Безобразная и до того дорога потерялась в полях (а надо заметить, что великая слованская государыня понятия не имела, что иные дороги имеют свойство без видимой причины сходить на нет, ей казалось, что всякая дорога, раз начавшись, обязана куда-нибудь да привести), поезд двигался без пути. Вокруг тянулись куцые перелески и запустелые, в чудовищных сорняках, в колючках пустоши… В этих-то сомнительных обстоятельствах великая слованская государыня и высмотрела витязей: два человека при мечах и в медных полудоспехах пробирались среди бела дня полем навстречу поезду. Небольшой, золоченой меди, нагрудник и желтый, с отметинами, кафтан, а потом уж острая черная бородка помогли Зимке опознать Взметеня. Она вскрикнула.
– Доброе утро, великая княгиня! – подошел Взметень. Он был без шлема и без шапки, потрепанный и оборванный. Товарищ его, юноша с неопределенной растительностью на щеках, выглядел столь же занятно.
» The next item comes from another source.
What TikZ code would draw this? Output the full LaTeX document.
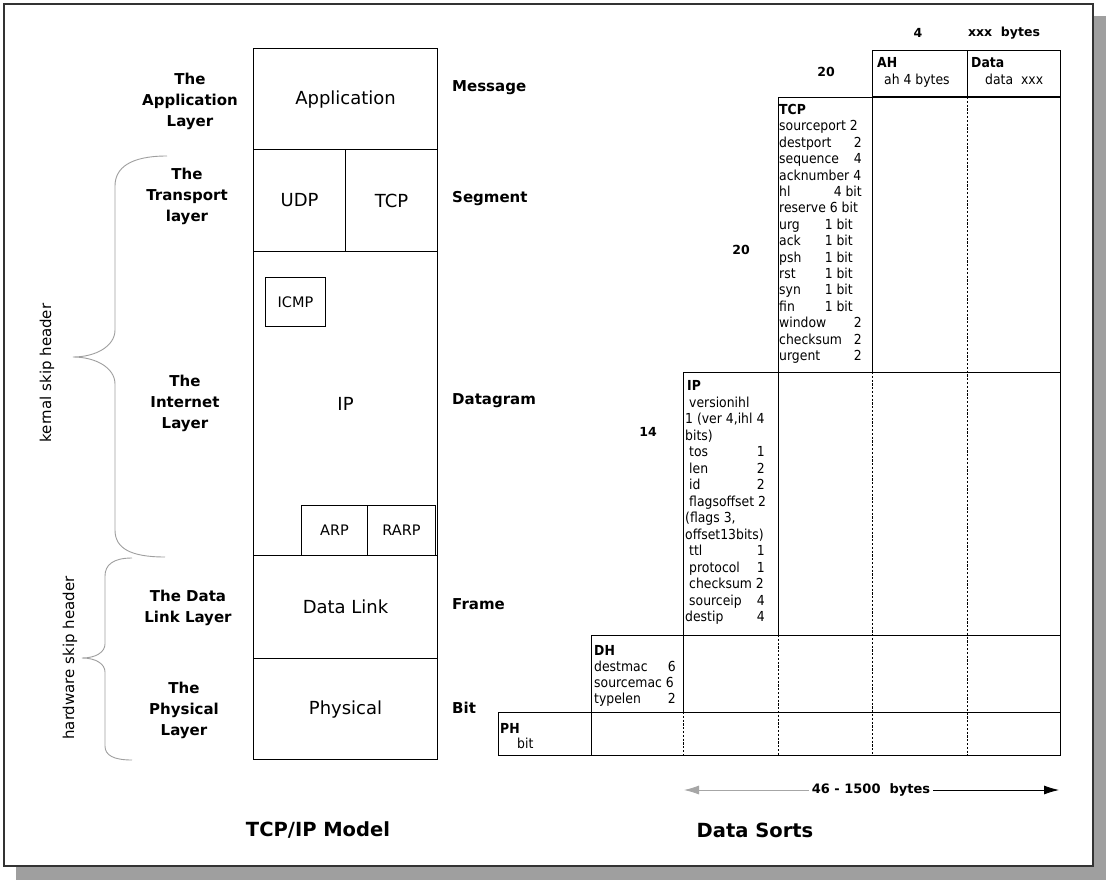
\documentclass[tikz,border=0pt]{standalone}
\usepackage{fontspec}
\setmainfont{DejaVu Sans}
\newfontfamily\cellfont[FakeStretch=0.9]{DejaVu Sans}
\usetikzlibrary{arrows.meta}
\newcommand\myfs[1]{\fontsize{#1}{#1}\selectfont}
\begin{document}
\begin{tikzpicture}[x=1pt,y=-1pt,
  shadowfill/.style={fill=gray!75},
  frame/.style={draw=gray!40!black,line width=1.2pt},
  mbox/.style={draw,line width=1.1pt,inner sep=0pt,anchor=north west,font=\myfs{18}},
  sbox/.style={draw,line width=1pt,inner sep=0pt,anchor=north west,font=\myfs{14.5}},
  hbox/.style={draw,line width=1pt,inner sep=0pt,anchor=north west},
  layer/.style={font=\bfseries\fontsize{15}{21}\selectfont,align=center,inner sep=0pt},
  unitlbl/.style={anchor=west,font=\bfseries\myfs{15},inner sep=0pt},
  cell/.style={anchor=west,inner sep=0pt,text height=10pt,text depth=3pt,font=\cellfont\myfs{13.8}},
  cellb/.style={cell,font=\cellfont\bfseries\myfs{13.8}},
  cellv/.style={cell,anchor=east},
  num/.style={font=\bfseries\myfs{12.5},inner sep=0pt},
  rowline/.style={line width=1pt},
  dsh/.style={line width=0.9pt,dash pattern=on 2.2pt off 1.6pt},
  brace/.style={draw=gray!75,line width=0.9pt},
  vlabel/.style={rotate=90,font=\myfs{15},inner sep=0pt},
  title/.style={font=\bfseries\myfs{19.5},inner sep=0pt},
  tip/.style={-{Latex[length=15pt,width=9pt]}}]
\useasboundingbox (0,0) rectangle (1106,880);
\fill[white] (0,0) rectangle (1106,880);
% page frame and shadow
\fill[shadowfill] (1093,16) rectangle (1106,880);
\fill[shadowfill] (16,866) rectangle (1106,880);
\draw[frame] (4,4) rectangle (1093,866);

% ---------------- TCP/IP model ----------------
\node[mbox,minimum width=184pt,minimum height=101pt] (app) at (253,48) {Application};
\node[mbox,minimum width=92pt,minimum height=102pt] (udp) at (253,149) {UDP};
\node[mbox,minimum width=92pt,minimum height=102pt] (tcp) at (345,149) {TCP};
\node[mbox,minimum width=184pt,minimum height=304pt] (ip) at (253,251) {IP};
\node[sbox,minimum width=60pt,minimum height=49pt] (icmp) at (265,277) {ICMP};
\node[sbox,minimum width=66pt,minimum height=50pt] (arp) at (301,505) {ARP};
\node[sbox,minimum width=68pt,minimum height=50pt] (rarp) at (367,505) {RARP};
\node[mbox,minimum width=184pt,minimum height=103pt] (dl) at (253,555) {Data Link};
\node[mbox,minimum width=184pt,minimum height=101pt] (phy) at (253,658) {Physical};

% layer names
\node[layer] (lapp) at (190,101) {The\\Application\\Layer};
\node[layer] (ltra) at (187,196) {The\\Transport\\layer};
\node[layer] (lint) at (185,403) {The\\Internet\\Layer};
\node[layer] (ldl) at (188,608) {The Data\\Link Layer};
\node[layer] (lphy) at (184,710) {The\\Physical\\Layer};

% data unit names
\node[unitlbl] (umsg) at (452,88) {Message};
\node[unitlbl] (useg) at (452,199) {Segment};
\node[unitlbl] (udg) at (452,401) {Datagram};
\node[unitlbl] (ufr) at (452,604) {Frame};
\node[unitlbl] (ubit) at (452,708) {Bit};

% braces
\draw[brace] (167,156) .. controls (130,156) and (115,168) .. (115,186) -- (115,330)
  .. controls (115,346) and (96,357) .. (73,357)
  .. controls (96,357) and (115,368) .. (115,384) -- (115,530)
  .. controls (115,548) and (130,557) .. (165,557);
\draw[brace] (132,558) .. controls (113,558) and (105,565) .. (105,576) -- (105,644)
  .. controls (105,652) and (96,658) .. (82,658)
  .. controls (96,658) and (105,664) .. (105,672) -- (105,746)
  .. controls (105,755) and (113,760) .. (132,760);
\node[vlabel] (kern) at (47,373) {kernal skip header};
\node[vlabel] (hw) at (70,658) {hardware skip header};

\node[title] (t1) at (318,830) {TCP/IP Model};
\node[title] (t2) at (755,830) {Data Sorts};

% ---------------- Data sorts ----------------
% row outlines
\draw[rowline] (872,97) -- (1060,97) -- (1060,755) -- (498,755);
\draw[rowline] (683,372) -- (1060,372);
\draw[rowline] (591,635) -- (1060,635);
\draw[rowline] (498,712) -- (1060,712);
% dashed dividers
\draw[dsh] (967,97) -- (967,755);
\draw[dsh] (872,372) -- (872,755);
\draw[dsh] (778,635) -- (778,755);
\draw[dsh] (683,712) -- (683,755);

% header boxes
\node[hbox,minimum width=95pt,minimum height=47pt] (ah) at (872,50) {};
\node[hbox,minimum width=93pt,minimum height=47pt] (dat) at (967,50) {};
\node[hbox,minimum width=94pt,minimum height=275pt] (tcph) at (778,97) {};
\node[hbox,minimum width=95pt,minimum height=263pt] (iph) at (683,372) {};
\node[hbox,minimum width=92pt,minimum height=77pt] (dh) at (591,635) {};
\node[hbox,minimum width=93pt,minimum height=43pt] (ph) at (498,712) {};

% size labels
\node[num] (n4) at (918,33) {4};
\node[num] (nxxx) at (1004,33) {xxx\ \ bytes};
\node[num] (n20a) at (826,72) {20};
\node[num] (n20b) at (741,250) {20};
\node[num] (n14) at (648,432) {14};

% AH / Data
\node[cellb] (aht) at (877,64) {AH};
\node[cell] (ahv) at (884,81) {ah 4 bytes};
\node[cellb] (datt) at (971,64) {Data};
\node[cell] (datv) at (985,81) {data\ \ xxx};

% TCP header fields
\node[cellb] (tcpt) at (779,111) {TCP};
\foreach \l/\v/\r [count=\i] in {
  {sourceport 2}/{}/862, {destport}/{2}/862, {sequence}/{4}/862,
  {acknumber 4}/{}/862, {hl}/{4 bit}/862, {reserve 6 bit}/{}/862,
  {urg}/{1 bit}/853, {ack}/{1 bit}/853, {psh}/{1 bit}/853,
  {rst}/{1 bit}/853, {syn}/{1 bit}/853, {fin}/{1 bit}/853,
  {window}/{2}/862, {checksum}/{2}/862, {urgent}/{2}/862}
{
  \node[cell] (tcpl\i) at (779,{111+16.4*\i}) {\l};
  \node[cellv] (tcpv\i) at (\r,{111+16.4*\i}) {\v};
}

% IP header fields
\node[cellb] (ipt) at (687,387) {IP};
\foreach \l/\v/\x [count=\i] in {
  {versionihl}/{}/689, {1 (ver 4,ihl 4}/{}/685, {bits)}/{}/685,
  {tos}/{1}/689, {len}/{2}/689, {id}/{2}/689,
  {flagsoffset 2}/{}/689, {(flags 3,}/{}/685, {offset13bits)}/{}/685,
  {ttl}/{1}/689, {protocol}/{1}/689, {checksum 2}/{}/689,
  {sourceip}/{4}/689, {destip}/{4}/685}
{
  \node[cell] (ipl\i) at (\x,{387+16.5*\i}) {\l};
  \node[cellv] (ipv\i) at (765,{387+16.5*\i}) {\v};
}

% DH fields
\node[cellb] (dht) at (594,652) {DH};
\node[cell] (dh1) at (594,668) {destmac};
\node[cellv] (dh1v) at (676,668) {6};
\node[cell] (dh2) at (594,684) {sourcemac 6};
\node[cell] (dh3) at (594,700) {typelen};
\node[cellv] (dh3v) at (676,700) {2};

% PH fields
\node[cellb] (pht) at (500,730) {PH};
\node[cell] (ph1) at (517,745) {bit};

% frame size arrow
\node[num,font=\bfseries\myfs{13},inner sep=3pt] (range) at (871,790) {46 - 1500\ \ bytes};
\coordinate (rl) at (684,790);
\coordinate (rr) at (1059,790);
\draw[gray!70,line width=0.8pt,tip] (range.west) -- (rl);
\draw[line width=0.8pt,tip] (range.east) -- (rr);
\end{tikzpicture}
\end{document}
– Ха! Крепко же вас, господа странники, стукнуло! – засмеялась Лжезолотинка, искренне обрадованная, что видит стольника живым. Странники же глядели столь строго и важно, что Зимка окончательно расхохоталась и вынуждена была бороться со смехом, чтобы кое-как продолжить: – Мне… мне… сказали, вас всех там прихлопнуло! Вместо этого, видите ли, топают себе, никого не замечают. – Лжезолотинка выпрыгнула из кареты, не дожидаясь, пока гайдук спустит подножку.
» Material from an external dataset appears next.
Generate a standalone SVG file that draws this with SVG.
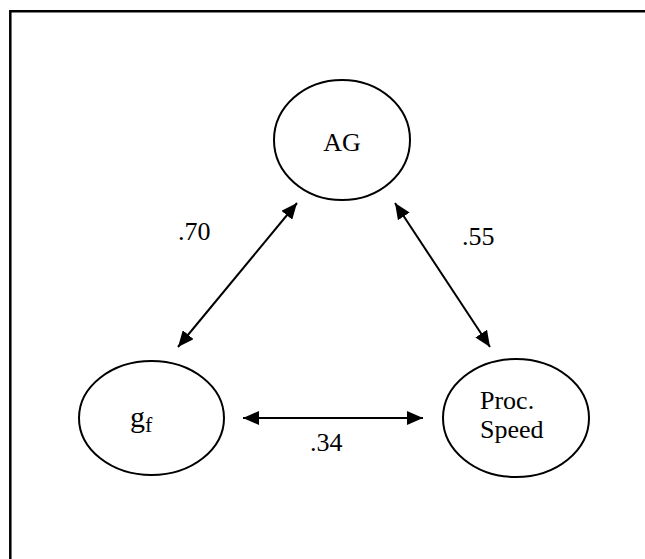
<svg xmlns="http://www.w3.org/2000/svg" width="645" height="559" viewBox="0 0 645 559">
  <style>
    .node ellipse { fill: #ffffff; stroke: #000000; stroke-width: 2; }
    .lbl { font-family: "Liberation Serif", "Times New Roman", serif; font-size: 26px; fill: #000000; }
    .edge { stroke: #000000; stroke-width: 2; fill: none; marker-start: url(#head); marker-end: url(#head); }
    .frame { fill: none; stroke: #000000; stroke-width: 2.5; }
  </style>
  <defs>
    <marker id="head" viewBox="0 0 16 14" refX="16" refY="7" markerWidth="16" markerHeight="14" markerUnits="userSpaceOnUse" orient="auto-start-reverse">
      <path d="M0,0 L16,7 L0,14 z" fill="#000000"/>
    </marker>
  </defs>

  <rect width="645" height="559" fill="#ffffff"/>
  <!-- outer frame -->
  <path class="frame" d="M10.3,559 V11.2 H645"/>

  <g id="node-ag" class="node">
    <ellipse cx="342" cy="140" rx="68" ry="60"/>
    <text class="lbl" x="342" y="151" text-anchor="middle">AG</text>
  </g>

  <g id="node-gf" class="node">
    <ellipse cx="151.5" cy="418" rx="72.5" ry="57"/>
    <text class="lbl" x="130" y="427" style="font-size:30px">g<tspan style="font-size:22px" dy="5">f</tspan></text>
  </g>

  <g id="node-speed" class="node">
    <ellipse cx="516" cy="418" rx="73" ry="59"/>
    <text class="lbl" x="480" y="409">Proc.</text>
    <text class="lbl" x="480" y="438">Speed</text>
  </g>

  <g id="connectors">
    <line class="edge" x1="178" y1="347" x2="297" y2="203"/>
    <line class="edge" x1="490" y1="347" x2="395" y2="203"/>
    <line class="edge" x1="243" y1="418" x2="423" y2="418"/>
    <text class="lbl" x="178" y="240">.70</text>
    <text class="lbl" x="462" y="245">.55</text>
    <text class="lbl" x="310" y="451">.34</text>
  </g>
</svg>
– Ну, рассказывайте! – продолжала она, оказавшись на твердой земле. – Все-все-все! Были вы во дворце?
– Были, – поклонились витязи, не выказывая расположения к веселью.
– А! И сама вижу: были! – тараторила она, заметив на лбу у юноши черный, со следами запекшейся крови, синяк. – Ну, что обалдели? Рассказывайте! Я все хочу знать!
Зимка втайне гордилась своим открытым нравом, так что, желая изъявить стольнику Взметеню расположение, свойски толкнула его в плечо.
– Простите, великая княгиня, – строго отвечал Взметень, – мы ищем принцессу Нуту. Говорят, она в эту сторону шла. Есть надежда быстро ее нагнать – нам нельзя задерживаться.